Figure scripts
>> start

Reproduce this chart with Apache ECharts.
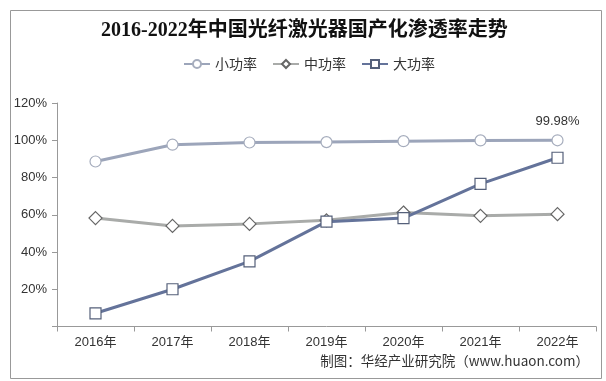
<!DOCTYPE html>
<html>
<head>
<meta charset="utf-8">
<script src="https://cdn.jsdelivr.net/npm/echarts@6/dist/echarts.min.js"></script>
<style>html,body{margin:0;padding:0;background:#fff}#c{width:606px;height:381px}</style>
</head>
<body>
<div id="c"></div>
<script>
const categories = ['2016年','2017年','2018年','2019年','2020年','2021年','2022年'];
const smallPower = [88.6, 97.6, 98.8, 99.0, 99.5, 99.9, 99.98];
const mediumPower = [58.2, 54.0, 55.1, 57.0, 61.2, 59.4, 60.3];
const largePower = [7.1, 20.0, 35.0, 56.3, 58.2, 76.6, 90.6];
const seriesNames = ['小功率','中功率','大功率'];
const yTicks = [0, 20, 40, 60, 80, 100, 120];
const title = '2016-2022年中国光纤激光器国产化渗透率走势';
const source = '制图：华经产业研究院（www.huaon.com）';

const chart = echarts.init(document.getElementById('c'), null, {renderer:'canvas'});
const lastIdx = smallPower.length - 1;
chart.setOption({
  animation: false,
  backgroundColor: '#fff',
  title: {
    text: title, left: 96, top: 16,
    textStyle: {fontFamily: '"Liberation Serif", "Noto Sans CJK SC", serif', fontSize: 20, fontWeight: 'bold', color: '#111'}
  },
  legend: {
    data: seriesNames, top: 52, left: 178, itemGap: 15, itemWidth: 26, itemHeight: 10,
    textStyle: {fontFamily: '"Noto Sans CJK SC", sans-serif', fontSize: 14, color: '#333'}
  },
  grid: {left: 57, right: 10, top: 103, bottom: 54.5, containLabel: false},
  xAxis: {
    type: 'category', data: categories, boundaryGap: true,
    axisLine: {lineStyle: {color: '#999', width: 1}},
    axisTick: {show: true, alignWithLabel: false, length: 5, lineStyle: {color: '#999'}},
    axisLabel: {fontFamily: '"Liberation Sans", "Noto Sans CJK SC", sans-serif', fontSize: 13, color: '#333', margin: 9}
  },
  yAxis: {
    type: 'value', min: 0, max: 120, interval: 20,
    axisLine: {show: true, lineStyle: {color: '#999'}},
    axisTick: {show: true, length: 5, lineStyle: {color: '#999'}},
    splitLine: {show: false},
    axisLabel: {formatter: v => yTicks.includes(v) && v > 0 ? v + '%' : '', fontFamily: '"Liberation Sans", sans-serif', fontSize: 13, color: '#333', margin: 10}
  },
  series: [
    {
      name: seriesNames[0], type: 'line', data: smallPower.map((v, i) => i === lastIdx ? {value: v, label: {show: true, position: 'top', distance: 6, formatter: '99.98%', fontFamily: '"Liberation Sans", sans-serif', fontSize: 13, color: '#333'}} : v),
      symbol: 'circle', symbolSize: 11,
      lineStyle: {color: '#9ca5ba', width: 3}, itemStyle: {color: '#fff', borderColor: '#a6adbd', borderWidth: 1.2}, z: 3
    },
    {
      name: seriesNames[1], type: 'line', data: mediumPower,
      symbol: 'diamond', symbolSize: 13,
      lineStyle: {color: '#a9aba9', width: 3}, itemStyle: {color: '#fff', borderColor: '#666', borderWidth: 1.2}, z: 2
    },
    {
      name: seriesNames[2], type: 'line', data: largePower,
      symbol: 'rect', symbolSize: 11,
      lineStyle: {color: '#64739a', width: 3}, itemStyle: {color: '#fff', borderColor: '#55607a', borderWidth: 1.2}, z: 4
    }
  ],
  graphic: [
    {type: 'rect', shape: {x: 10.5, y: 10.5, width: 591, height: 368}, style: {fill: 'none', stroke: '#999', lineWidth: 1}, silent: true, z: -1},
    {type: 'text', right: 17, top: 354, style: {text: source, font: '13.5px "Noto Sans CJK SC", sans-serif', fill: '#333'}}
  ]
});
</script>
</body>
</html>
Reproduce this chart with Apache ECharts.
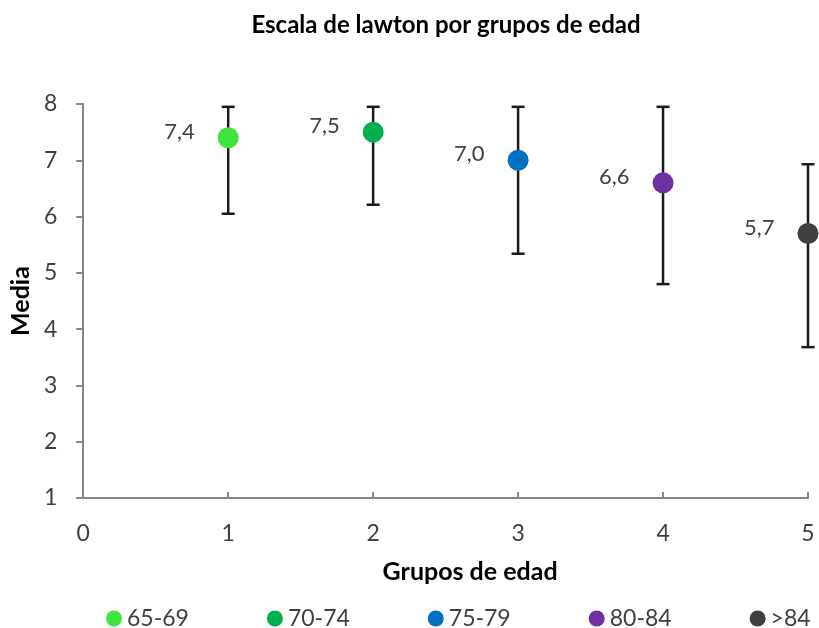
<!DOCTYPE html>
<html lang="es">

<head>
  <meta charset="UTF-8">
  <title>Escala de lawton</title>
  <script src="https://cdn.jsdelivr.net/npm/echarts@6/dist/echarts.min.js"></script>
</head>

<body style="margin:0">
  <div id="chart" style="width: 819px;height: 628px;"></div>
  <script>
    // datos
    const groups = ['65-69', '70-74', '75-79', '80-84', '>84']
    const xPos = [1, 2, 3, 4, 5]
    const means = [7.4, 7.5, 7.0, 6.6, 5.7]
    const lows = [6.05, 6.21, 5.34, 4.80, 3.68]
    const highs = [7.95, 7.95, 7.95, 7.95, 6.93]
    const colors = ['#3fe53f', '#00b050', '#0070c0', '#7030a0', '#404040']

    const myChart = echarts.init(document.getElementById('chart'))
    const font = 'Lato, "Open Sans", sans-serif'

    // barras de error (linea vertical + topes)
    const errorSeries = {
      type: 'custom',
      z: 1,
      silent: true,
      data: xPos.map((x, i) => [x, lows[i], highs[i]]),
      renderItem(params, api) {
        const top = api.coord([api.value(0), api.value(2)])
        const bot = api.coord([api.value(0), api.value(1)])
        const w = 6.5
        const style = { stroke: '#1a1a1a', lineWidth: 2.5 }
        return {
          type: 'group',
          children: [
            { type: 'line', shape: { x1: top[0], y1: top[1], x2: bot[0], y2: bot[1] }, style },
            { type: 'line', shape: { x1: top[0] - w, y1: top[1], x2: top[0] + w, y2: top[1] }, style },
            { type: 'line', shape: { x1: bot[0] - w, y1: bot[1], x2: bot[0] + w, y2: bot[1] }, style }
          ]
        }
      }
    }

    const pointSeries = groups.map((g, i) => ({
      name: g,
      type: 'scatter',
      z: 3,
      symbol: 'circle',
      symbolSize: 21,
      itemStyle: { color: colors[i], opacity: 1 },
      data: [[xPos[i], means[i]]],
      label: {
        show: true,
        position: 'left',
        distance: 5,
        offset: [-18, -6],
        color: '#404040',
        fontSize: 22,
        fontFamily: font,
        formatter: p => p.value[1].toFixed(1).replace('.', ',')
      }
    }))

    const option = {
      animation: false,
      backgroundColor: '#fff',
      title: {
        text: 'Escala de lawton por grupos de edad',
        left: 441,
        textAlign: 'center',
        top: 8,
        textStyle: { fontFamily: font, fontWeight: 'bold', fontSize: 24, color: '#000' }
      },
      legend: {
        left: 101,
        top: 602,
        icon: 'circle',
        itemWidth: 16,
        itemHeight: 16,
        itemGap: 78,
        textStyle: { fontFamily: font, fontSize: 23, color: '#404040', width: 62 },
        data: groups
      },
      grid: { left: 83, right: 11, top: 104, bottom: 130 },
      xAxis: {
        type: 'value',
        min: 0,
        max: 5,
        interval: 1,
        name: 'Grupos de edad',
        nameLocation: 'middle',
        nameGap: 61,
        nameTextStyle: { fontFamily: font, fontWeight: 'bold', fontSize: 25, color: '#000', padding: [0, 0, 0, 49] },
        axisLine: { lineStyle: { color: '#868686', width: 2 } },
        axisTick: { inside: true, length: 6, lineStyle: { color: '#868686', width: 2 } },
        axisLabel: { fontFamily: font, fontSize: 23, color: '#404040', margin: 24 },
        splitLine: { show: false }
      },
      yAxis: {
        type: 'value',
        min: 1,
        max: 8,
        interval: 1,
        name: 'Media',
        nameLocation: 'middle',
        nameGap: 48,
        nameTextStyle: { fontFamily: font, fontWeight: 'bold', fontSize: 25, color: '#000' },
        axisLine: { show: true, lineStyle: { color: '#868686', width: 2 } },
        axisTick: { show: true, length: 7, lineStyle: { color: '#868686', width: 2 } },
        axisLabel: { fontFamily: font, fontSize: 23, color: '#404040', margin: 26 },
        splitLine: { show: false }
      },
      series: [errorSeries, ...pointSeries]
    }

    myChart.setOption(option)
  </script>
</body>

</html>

>> end

__REQUIRED TASK__
Print each entry shown above with exact wording and no pictures.

__EXERCISE RESULT__
Reproduce this chart with Apache ECharts.
<!DOCTYPE html>
<html>
<head>
<meta charset="utf-8">
<script src="https://cdn.jsdelivr.net/npm/echarts@6/dist/echarts.min.js"></script>
<style>html,body{margin:0;padding:0;background:#fff}#c{width:606px;height:381px}</style>
</head>
<body>
<div id="c"></div>
<script>
const categories = ['2016年','2017年','2018年','2019年','2020年','2021年','2022年'];
const smallPower = [88.6, 97.6, 98.8, 99.0, 99.5, 99.9, 99.98];
const mediumPower = [58.2, 54.0, 55.1, 57.0, 61.2, 59.4, 60.3];
const largePower = [7.1, 20.0, 35.0, 56.3, 58.2, 76.6, 90.6];
const seriesNames = ['小功率','中功率','大功率'];
const yTicks = [0, 20, 40, 60, 80, 100, 120];
const title = '2016-2022年中国光纤激光器国产化渗透率走势';
const source = '制图：华经产业研究院（www.huaon.com）';

const chart = echarts.init(document.getElementById('c'), null, {renderer:'canvas'});
const lastIdx = smallPower.length - 1;
chart.setOption({
  animation: false,
  backgroundColor: '#fff',
  title: {
    text: title, left: 96, top: 16,
    textStyle: {fontFamily: '"Liberation Serif", "Noto Sans CJK SC", serif', fontSize: 20, fontWeight: 'bold', color: '#111'}
  },
  legend: {
    data: seriesNames, top: 52, left: 178, itemGap: 15, itemWidth: 26, itemHeight: 10,
    textStyle: {fontFamily: '"Noto Sans CJK SC", sans-serif', fontSize: 14, color: '#333'}
  },
  grid: {left: 57, right: 10, top: 103, bottom: 54.5, containLabel: false},
  xAxis: {
    type: 'category', data: categories, boundaryGap: true,
    axisLine: {lineStyle: {color: '#999', width: 1}},
    axisTick: {show: true, alignWithLabel: false, length: 5, lineStyle: {color: '#999'}},
    axisLabel: {fontFamily: '"Liberation Sans", "Noto Sans CJK SC", sans-serif', fontSize: 13, color: '#333', margin: 9}
  },
  yAxis: {
    type: 'value', min: 0, max: 120, interval: 20,
    axisLine: {show: true, lineStyle: {color: '#999'}},
    axisTick: {show: true, length: 5, lineStyle: {color: '#999'}},
    splitLine: {show: false},
    axisLabel: {formatter: v => yTicks.includes(v) && v > 0 ? v + '%' : '', fontFamily: '"Liberation Sans", sans-serif', fontSize: 13, color: '#333', margin: 10}
  },
  series: [
    {
      name: seriesNames[0], type: 'line', data: smallPower.map((v, i) => i === lastIdx ? {value: v, label: {show: true, position: 'top', distance: 6, formatter: '99.98%', fontFamily: '"Liberation Sans", sans-serif', fontSize: 13, color: '#333'}} : v),
      symbol: 'circle', symbolSize: 11,
      lineStyle: {color: '#9ca5ba', width: 3}, itemStyle: {color: '#fff', borderColor: '#a6adbd', borderWidth: 1.2}, z: 3
    },
    {
      name: seriesNames[1], type: 'line', data: mediumPower,
      symbol: 'diamond', symbolSize: 13,
      lineStyle: {color: '#a9aba9', width: 3}, itemStyle: {color: '#fff', borderColor: '#666', borderWidth: 1.2}, z: 2
    },
    {
      name: seriesNames[2], type: 'line', data: largePower,
      symbol: 'rect', symbolSize: 11,
      lineStyle: {color: '#64739a', width: 3}, itemStyle: {color: '#fff', borderColor: '#55607a', borderWidth: 1.2}, z: 4
    }
  ],
  graphic: [
    {type: 'rect', shape: {x: 10.5, y: 10.5, width: 591, height: 368}, style: {fill: 'none', stroke: '#999', lineWidth: 1}, silent: true, z: -1},
    {type: 'text', right: 17, top: 354, style: {text: source, font: '13.5px "Noto Sans CJK SC", sans-serif', fill: '#333'}}
  ]
});
</script>
</body>
</html>
Reproduce this chart with Apache ECharts.
<!DOCTYPE html>
<html lang="es">

<head>
  <meta charset="UTF-8">
  <title>Escala de lawton</title>
  <script src="https://cdn.jsdelivr.net/npm/echarts@6/dist/echarts.min.js"></script>
</head>

<body style="margin:0">
  <div id="chart" style="width: 819px;height: 628px;"></div>
  <script>
    // datos
    const groups = ['65-69', '70-74', '75-79', '80-84', '>84']
    const xPos = [1, 2, 3, 4, 5]
    const means = [7.4, 7.5, 7.0, 6.6, 5.7]
    const lows = [6.05, 6.21, 5.34, 4.80, 3.68]
    const highs = [7.95, 7.95, 7.95, 7.95, 6.93]
    const colors = ['#3fe53f', '#00b050', '#0070c0', '#7030a0', '#404040']

    const myChart = echarts.init(document.getElementById('chart'))
    const font = 'Lato, "Open Sans", sans-serif'

    // barras de error (linea vertical + topes)
    const errorSeries = {
      type: 'custom',
      z: 1,
      silent: true,
      data: xPos.map((x, i) => [x, lows[i], highs[i]]),
      renderItem(params, api) {
        const top = api.coord([api.value(0), api.value(2)])
        const bot = api.coord([api.value(0), api.value(1)])
        const w = 6.5
        const style = { stroke: '#1a1a1a', lineWidth: 2.5 }
        return {
          type: 'group',
          children: [
            { type: 'line', shape: { x1: top[0], y1: top[1], x2: bot[0], y2: bot[1] }, style },
            { type: 'line', shape: { x1: top[0] - w, y1: top[1], x2: top[0] + w, y2: top[1] }, style },
            { type: 'line', shape: { x1: bot[0] - w, y1: bot[1], x2: bot[0] + w, y2: bot[1] }, style }
          ]
        }
      }
    }

    const pointSeries = groups.map((g, i) => ({
      name: g,
      type: 'scatter',
      z: 3,
      symbol: 'circle',
      symbolSize: 21,
      itemStyle: { color: colors[i], opacity: 1 },
      data: [[xPos[i], means[i]]],
      label: {
        show: true,
        position: 'left',
        distance: 5,
        offset: [-18, -6],
        color: '#404040',
        fontSize: 22,
        fontFamily: font,
        formatter: p => p.value[1].toFixed(1).replace('.', ',')
      }
    }))

    const option = {
      animation: false,
      backgroundColor: '#fff',
      title: {
        text: 'Escala de lawton por grupos de edad',
        left: 441,
        textAlign: 'center',
        top: 8,
        textStyle: { fontFamily: font, fontWeight: 'bold', fontSize: 24, color: '#000' }
      },
      legend: {
        left: 101,
        top: 602,
        icon: 'circle',
        itemWidth: 16,
        itemHeight: 16,
        itemGap: 78,
        textStyle: { fontFamily: font, fontSize: 23, color: '#404040', width: 62 },
        data: groups
      },
      grid: { left: 83, right: 11, top: 104, bottom: 130 },
      xAxis: {
        type: 'value',
        min: 0,
        max: 5,
        interval: 1,
        name: 'Grupos de edad',
        nameLocation: 'middle',
        nameGap: 61,
        nameTextStyle: { fontFamily: font, fontWeight: 'bold', fontSize: 25, color: '#000', padding: [0, 0, 0, 49] },
        axisLine: { lineStyle: { color: '#868686', width: 2 } },
        axisTick: { inside: true, length: 6, lineStyle: { color: '#868686', width: 2 } },
        axisLabel: { fontFamily: font, fontSize: 23, color: '#404040', margin: 24 },
        splitLine: { show: false }
      },
      yAxis: {
        type: 'value',
        min: 1,
        max: 8,
        interval: 1,
        name: 'Media',
        nameLocation: 'middle',
        nameGap: 48,
        nameTextStyle: { fontFamily: font, fontWeight: 'bold', fontSize: 25, color: '#000' },
        axisLine: { show: true, lineStyle: { color: '#868686', width: 2 } },
        axisTick: { show: true, length: 7, lineStyle: { color: '#868686', width: 2 } },
        axisLabel: { fontFamily: font, fontSize: 23, color: '#404040', margin: 26 },
        splitLine: { show: false }
      },
      series: [errorSeries, ...pointSeries]
    }

    myChart.setOption(option)
  </script>
</body>

</html>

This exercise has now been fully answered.